_Goal_
Copy out the data exactly, leaving the pictures behind.

## Begin

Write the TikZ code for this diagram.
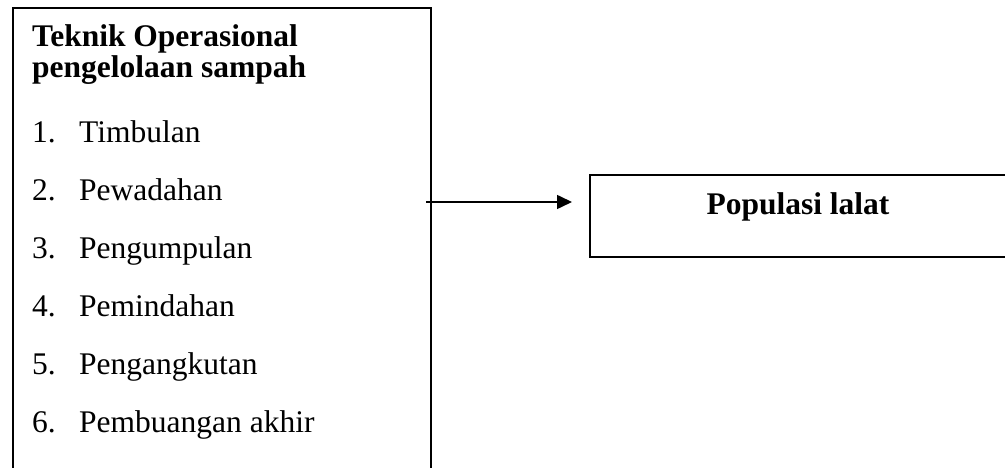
\documentclass[tikz,border=0pt]{standalone}
\usepackage{fontspec}
\setmainfont{Liberation Serif}
\usetikzlibrary{positioning}
\usetikzlibrary{arrows.meta}

\begin{document}
\begin{tikzpicture}[x=1pt,y=1pt,
	every node/.style={inner sep=0pt, font=\fontsize{31.5}{31.5}\selectfont},
	kotak/.style={draw, line width=1.6pt},
	teks/.style={anchor=base west},
	tebal/.style={font=\fontsize{31.5}{31.5}\selectfont\bfseries}]
			% page size, the left box runs past the bottom
			\clip (0,0) rectangle (1005,468);

			% left box with its title
			\node[kotak, anchor=north west, minimum width=418pt, minimum height=500pt] (t0) at (12,461) {};
			\node[teks, tebal] (j1) at (32,421) {Teknik Operasional};
			\node[teks, tebal] (j2) at (32,390) {pengelolaan sampah};

			% the six items
			\foreach \i/\isi in {1/Timbulan,2/Pewadahan,3/Pengumpulan,4/Pemindahan,5/Pengangkutan,6/Pembuangan akhir}
				{\node[teks] (n\i) at (32,{383-58*\i}) {\i.};
				 \node[teks] (t\i) at (79,{383-58*\i}) {\isi};}

			% right box
			\node[kotak, anchor=north west, minimum width=450pt, minimum height=82pt] (p0) at (589,294) {};
			\node[tebal, anchor=base] (p1) at (798,253) {Populasi lalat};

			\coordinate (a0) at (426,266);
			\draw[kotak, -{Triangle[length=15pt,width=14pt]}, shorten >=17pt] (a0) -- (a0 -| p0.west);
		\end{tikzpicture}
\end{document}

## End

_Output for this task_
Write the TikZ code for this diagram.
\documentclass[tikz,border=0pt]{standalone}
\usepackage{fontspec}
\setmainfont{Liberation Serif}
\usetikzlibrary{positioning}
\usetikzlibrary{arrows.meta}

\begin{document}
\begin{tikzpicture}[x=1pt,y=1pt,
	every node/.style={inner sep=0pt, font=\fontsize{31.5}{31.5}\selectfont},
	kotak/.style={draw, line width=1.6pt},
	teks/.style={anchor=base west},
	tebal/.style={font=\fontsize{31.5}{31.5}\selectfont\bfseries}]
			% page size, the left box runs past the bottom
			\clip (0,0) rectangle (1005,468);

			% left box with its title
			\node[kotak, anchor=north west, minimum width=418pt, minimum height=500pt] (t0) at (12,461) {};
			\node[teks, tebal] (j1) at (32,421) {Teknik Operasional};
			\node[teks, tebal] (j2) at (32,390) {pengelolaan sampah};

			% the six items
			\foreach \i/\isi in {1/Timbulan,2/Pewadahan,3/Pengumpulan,4/Pemindahan,5/Pengangkutan,6/Pembuangan akhir}
				{\node[teks] (n\i) at (32,{383-58*\i}) {\i.};
				 \node[teks] (t\i) at (79,{383-58*\i}) {\isi};}

			% right box
			\node[kotak, anchor=north west, minimum width=450pt, minimum height=82pt] (p0) at (589,294) {};
			\node[tebal, anchor=base] (p1) at (798,253) {Populasi lalat};

			\coordinate (a0) at (426,266);
			\draw[kotak, -{Triangle[length=15pt,width=14pt]}, shorten >=17pt] (a0) -- (a0 -| p0.west);
		\end{tikzpicture}
\end{document}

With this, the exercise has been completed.